Move to parquet and platformdirs

InseeFrLab / pynsee

pynsee package contains tools to easily search and download french data from INSEE and IGN APIs

https://pynsee.readthedocs.io/en/latest/

MIT License

70 stars 10 forks source link

Move to parquet and platformdirs #192

Closed tfardet closed 7 months ago

tfardet commented 7 months ago

Use parquet instead of pickle to store datasets (around 100 times faster), should be supported since pandas 0.21 and we require 0.24.

Move to platformdirs for cache folder, etc, as appdirs is unmaintained.

tfardet commented 7 months ago

Apparently I need to add pyarrow as a dependency for parquet to run (I thought it was installed by default with pandas now, but apparently not), let's see if it runs fine this time. @hadrilec I hope the additional dependency is OK with you, I really think parquet is the way forward in terms of storing data (both to save space and fast IO).

tfardet commented 7 months ago

Failing tests do not seem related to the PR @hadrilec do you know why the SIRENE tests may be failing?

EDIT: I confirm that tests fail locally on master too

tfardet commented 7 months ago

@hadrilec you can have a look, tests are passing now that SIRENE is fixed

tfardet commented 7 months ago

@hadrilec let me know if you need further info to validate that PR

hadrilec commented 7 months ago

@tfardet thanks a lot, do you think it would be possible to move pyarrow to the optional packages? meaning to the extras_require list in setup.py file.

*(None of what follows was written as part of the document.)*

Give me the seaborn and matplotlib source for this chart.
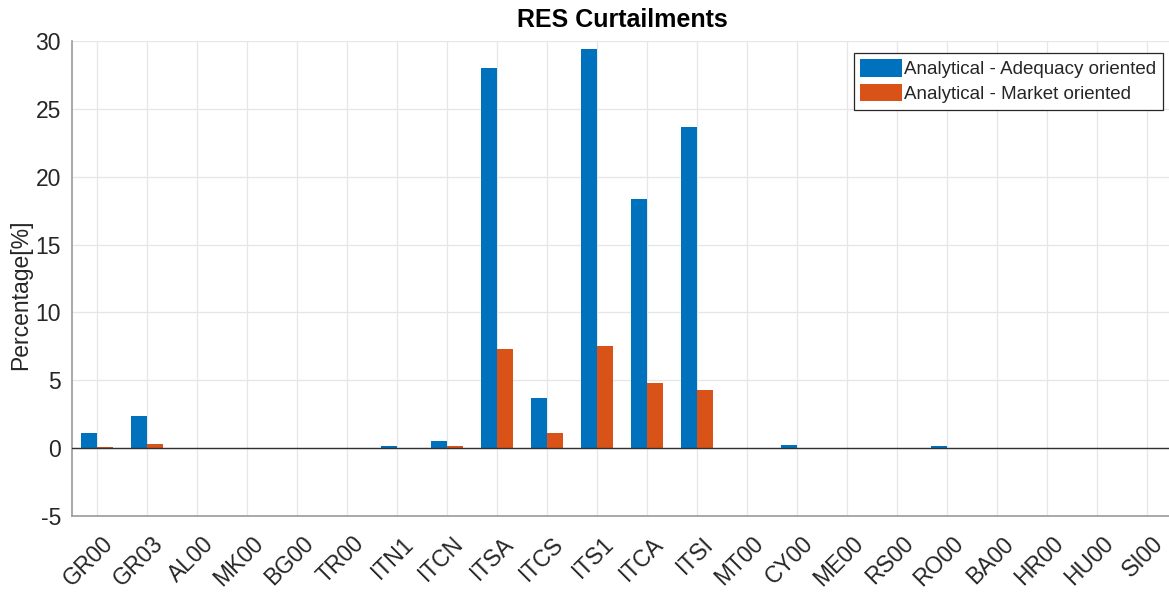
import matplotlib
matplotlib.use("Agg")
import matplotlib.pyplot as plt
import matplotlib.transforms as mtransforms
import seaborn as sns
import pandas as pd

categories = ["GR00", "GR03", "AL00", "MK00", "BG00", "TR00", "ITN1", "ITCN", "ITSA", "ITCS",
              "ITS1", "ITCA", "ITSI", "MT00", "CY00", "ME00", "RS00", "RO00", "BA00", "HR00",
              "HU00", "SI00"]
adequacy = [1.15, 2.4, 0.0, 0.0, 0.0, 0.0, 0.15, 0.54, 28.0, 3.73,
            29.4, 18.35, 23.7, 0.0, 0.22, 0.0, 0.0, 0.15, 0.0, 0.0,
            0.02, -0.03]
market = [0.05, 0.27, 0.0, 0.0, 0.0, 0.0, 0.02, 0.15, 7.3, 1.13,
          7.5, 4.8, 4.3, 0.0, 0.02, 0.0, 0.0, 0.02, 0.0, 0.0,
          0.0, 0.0]
series_names = ["Analytical - Adequacy oriented", "Analytical - Market oriented"]
yticks = [-5, 0, 5, 10, 15, 20, 25, 30]

df = pd.DataFrame({
    "Zone": categories * 2,
    "Value": adequacy + market,
    "Series": [series_names[0]] * len(categories) + [series_names[1]] * len(categories),
})

sns.set_style("white")
plt.rcParams["font.family"] = ["Liberation Sans", "DejaVu Sans"]

fig = plt.figure(figsize=(11.69, 5.92), dpi=100)
W, H = 1169, 592
ax = fig.add_axes([72 / W, 76 / H, (1172 - 72) / W, (516 - 41) / H])

sns.barplot(data=df, x="Zone", y="Value", hue="Series", order=categories,
            hue_order=series_names, palette=["#0072BD", "#D95319"],
            width=0.64, saturation=1, ax=ax, errorbar=None, linewidth=0)

ax.set_xlim(-0.5, len(categories) - 0.5)
ax.set_ylim(-5, 30)
ax.set_yticks(yticks)
ax.set_yticklabels([str(t) for t in yticks])
ax.axhline(0, color="#303030", lw=1.0, zorder=3)

ax.grid(True, color="#e6e6e6", lw=0.9)
ax.set_axisbelow(True)
for s in ["top", "right"]:
    ax.spines[s].set_visible(False)
for s in ["left", "bottom"]:
    ax.spines[s].set_color("#9a9a9a")
    ax.spines[s].set_linewidth(1.2)

ax.tick_params(axis="both", direction="in", length=8, width=0.9, color="#262626",
               labelsize=16.5, labelcolor="#262626")
ax.tick_params(axis="y", pad=8)
ax.tick_params(axis="x", pad=6)
offset = mtransforms.ScaledTranslation(13 / 100, -16 / 100, fig.dpi_scale_trans)
for lab in ax.get_xticklabels():
    lab.set_rotation(45)
    lab.set_ha("right")
    lab.set_va("center")
    lab.set_rotation_mode("anchor")
    lab.set_transform(lab.get_transform() + offset)

ax.set_xlabel("")
ax.set_ylabel("Percentage[%]", fontsize=16.5, color="#262626")
ax.yaxis.set_label_coords(-0.036, 0.465)
ax.set_title("RES Curtailments", fontsize=18, fontweight="bold", pad=10, color="black")

handles, labels = ax.get_legend_handles_labels()
leg = ax.legend(handles, labels, loc="upper right",
                bbox_to_anchor=(1163 / W, 1 - 52.7 / H), bbox_transform=fig.transFigure,
                borderaxespad=0, fontsize=13.5, frameon=True, fancybox=False,
                edgecolor="#262626", framealpha=1, handlelength=2.2, handleheight=1.05,
                handletextpad=0.15, borderpad=0.35, labelspacing=0.3, title=None)
leg.get_frame().set_linewidth(0.9)

fig.savefig("out.png", dpi=100)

In doing so, we would allow the users to use pyarrow if they want and it would not add a "hard" dependency on pyarrow. if this too much trouble, let me know

tfardet commented 7 months ago

do you think it would be possible to move pyarrow to the optional packages?

This is theoretically possible but I would strongly advise against it: this would require two different codes to handle file for people with and without pyarrow and making pyarrow non-default would mean that most people would not get the benefits from the new parquet format...

Is there a specific issue with pyarrow that you are aware of? As far as I know they provide almost every wheel so installation should never be an issue...

hadrilec commented 7 months ago

ok let's go